**WHAT THE TASK REQUIRES:** In the records below, find each line containing the word "this" and copy it.

-- start of GIVEN RECORDS --

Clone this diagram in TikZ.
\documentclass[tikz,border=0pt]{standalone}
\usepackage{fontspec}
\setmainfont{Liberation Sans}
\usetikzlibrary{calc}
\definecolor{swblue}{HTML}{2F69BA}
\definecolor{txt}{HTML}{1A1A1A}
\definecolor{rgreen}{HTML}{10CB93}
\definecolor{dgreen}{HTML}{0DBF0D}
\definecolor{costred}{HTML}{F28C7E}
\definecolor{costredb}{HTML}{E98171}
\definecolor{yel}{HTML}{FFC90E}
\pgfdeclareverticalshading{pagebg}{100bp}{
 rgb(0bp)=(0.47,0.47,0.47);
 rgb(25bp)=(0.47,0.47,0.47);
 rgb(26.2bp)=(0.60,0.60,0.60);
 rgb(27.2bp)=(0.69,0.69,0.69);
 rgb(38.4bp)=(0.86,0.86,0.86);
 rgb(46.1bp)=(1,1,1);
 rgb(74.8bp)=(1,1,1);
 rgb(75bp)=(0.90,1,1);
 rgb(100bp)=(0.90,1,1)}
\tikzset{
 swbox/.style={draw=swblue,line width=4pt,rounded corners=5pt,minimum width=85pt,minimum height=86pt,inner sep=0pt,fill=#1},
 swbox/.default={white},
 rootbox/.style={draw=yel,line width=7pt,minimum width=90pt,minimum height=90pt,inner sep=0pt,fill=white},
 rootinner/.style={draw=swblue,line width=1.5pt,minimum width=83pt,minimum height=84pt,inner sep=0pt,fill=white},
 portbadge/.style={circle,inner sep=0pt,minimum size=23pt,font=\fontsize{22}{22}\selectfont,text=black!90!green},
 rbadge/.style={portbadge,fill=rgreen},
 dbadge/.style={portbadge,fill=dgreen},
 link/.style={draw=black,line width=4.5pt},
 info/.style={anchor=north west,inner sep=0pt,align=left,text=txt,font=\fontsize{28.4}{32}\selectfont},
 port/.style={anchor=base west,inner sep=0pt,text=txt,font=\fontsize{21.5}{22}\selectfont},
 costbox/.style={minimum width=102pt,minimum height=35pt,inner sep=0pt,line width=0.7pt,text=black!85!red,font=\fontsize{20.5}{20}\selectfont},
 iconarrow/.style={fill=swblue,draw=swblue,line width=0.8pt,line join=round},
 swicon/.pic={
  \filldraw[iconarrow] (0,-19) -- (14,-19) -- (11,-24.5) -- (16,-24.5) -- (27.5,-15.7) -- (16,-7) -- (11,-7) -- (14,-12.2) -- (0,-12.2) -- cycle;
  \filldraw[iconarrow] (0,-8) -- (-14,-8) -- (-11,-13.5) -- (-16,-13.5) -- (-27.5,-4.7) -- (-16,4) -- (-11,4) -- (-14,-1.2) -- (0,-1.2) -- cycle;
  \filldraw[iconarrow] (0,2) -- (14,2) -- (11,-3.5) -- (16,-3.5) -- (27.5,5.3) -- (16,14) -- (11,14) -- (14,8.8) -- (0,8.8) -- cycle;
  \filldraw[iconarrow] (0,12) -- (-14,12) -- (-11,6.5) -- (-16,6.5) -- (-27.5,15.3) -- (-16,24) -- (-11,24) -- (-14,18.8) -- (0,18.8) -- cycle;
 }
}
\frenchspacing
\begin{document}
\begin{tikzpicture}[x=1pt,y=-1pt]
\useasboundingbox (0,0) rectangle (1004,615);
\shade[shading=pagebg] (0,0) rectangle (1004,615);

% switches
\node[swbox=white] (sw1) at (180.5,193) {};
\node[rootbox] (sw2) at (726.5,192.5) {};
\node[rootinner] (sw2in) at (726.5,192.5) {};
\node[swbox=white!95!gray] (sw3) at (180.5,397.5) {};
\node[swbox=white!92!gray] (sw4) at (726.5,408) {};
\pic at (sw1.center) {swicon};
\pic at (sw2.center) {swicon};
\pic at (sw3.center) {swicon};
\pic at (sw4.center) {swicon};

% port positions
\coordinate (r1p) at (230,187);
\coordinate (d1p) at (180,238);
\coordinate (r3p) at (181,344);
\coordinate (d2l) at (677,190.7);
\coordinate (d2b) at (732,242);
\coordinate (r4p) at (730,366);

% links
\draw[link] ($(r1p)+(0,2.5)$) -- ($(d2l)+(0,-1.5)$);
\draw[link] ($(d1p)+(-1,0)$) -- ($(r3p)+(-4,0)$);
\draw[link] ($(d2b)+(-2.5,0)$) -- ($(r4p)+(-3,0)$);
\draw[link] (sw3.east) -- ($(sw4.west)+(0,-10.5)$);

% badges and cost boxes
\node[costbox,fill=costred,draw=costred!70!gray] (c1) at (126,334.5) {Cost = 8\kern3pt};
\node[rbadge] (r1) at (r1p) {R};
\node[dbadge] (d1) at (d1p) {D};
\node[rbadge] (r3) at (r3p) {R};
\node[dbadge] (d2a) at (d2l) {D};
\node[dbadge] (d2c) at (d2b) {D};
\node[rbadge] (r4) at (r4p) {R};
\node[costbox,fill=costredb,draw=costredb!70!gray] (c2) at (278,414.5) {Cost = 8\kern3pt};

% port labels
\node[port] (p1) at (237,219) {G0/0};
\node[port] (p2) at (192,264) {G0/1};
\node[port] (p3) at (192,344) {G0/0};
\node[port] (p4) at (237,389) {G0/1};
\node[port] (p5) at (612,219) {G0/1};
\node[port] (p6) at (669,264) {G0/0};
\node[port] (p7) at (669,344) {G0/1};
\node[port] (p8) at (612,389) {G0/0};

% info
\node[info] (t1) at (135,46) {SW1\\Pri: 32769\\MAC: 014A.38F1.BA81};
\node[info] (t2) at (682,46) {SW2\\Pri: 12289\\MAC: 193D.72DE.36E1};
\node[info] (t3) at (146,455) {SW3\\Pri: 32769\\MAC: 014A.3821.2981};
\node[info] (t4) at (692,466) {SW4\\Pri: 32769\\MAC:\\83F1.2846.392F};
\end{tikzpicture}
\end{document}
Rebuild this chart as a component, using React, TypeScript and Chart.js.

-- end of GIVEN RECORDS --

**ANSWER TO THE PROBLEM:**
Clone this diagram in TikZ.
Rebuild this chart as a component, using React, TypeScript and Chart.js.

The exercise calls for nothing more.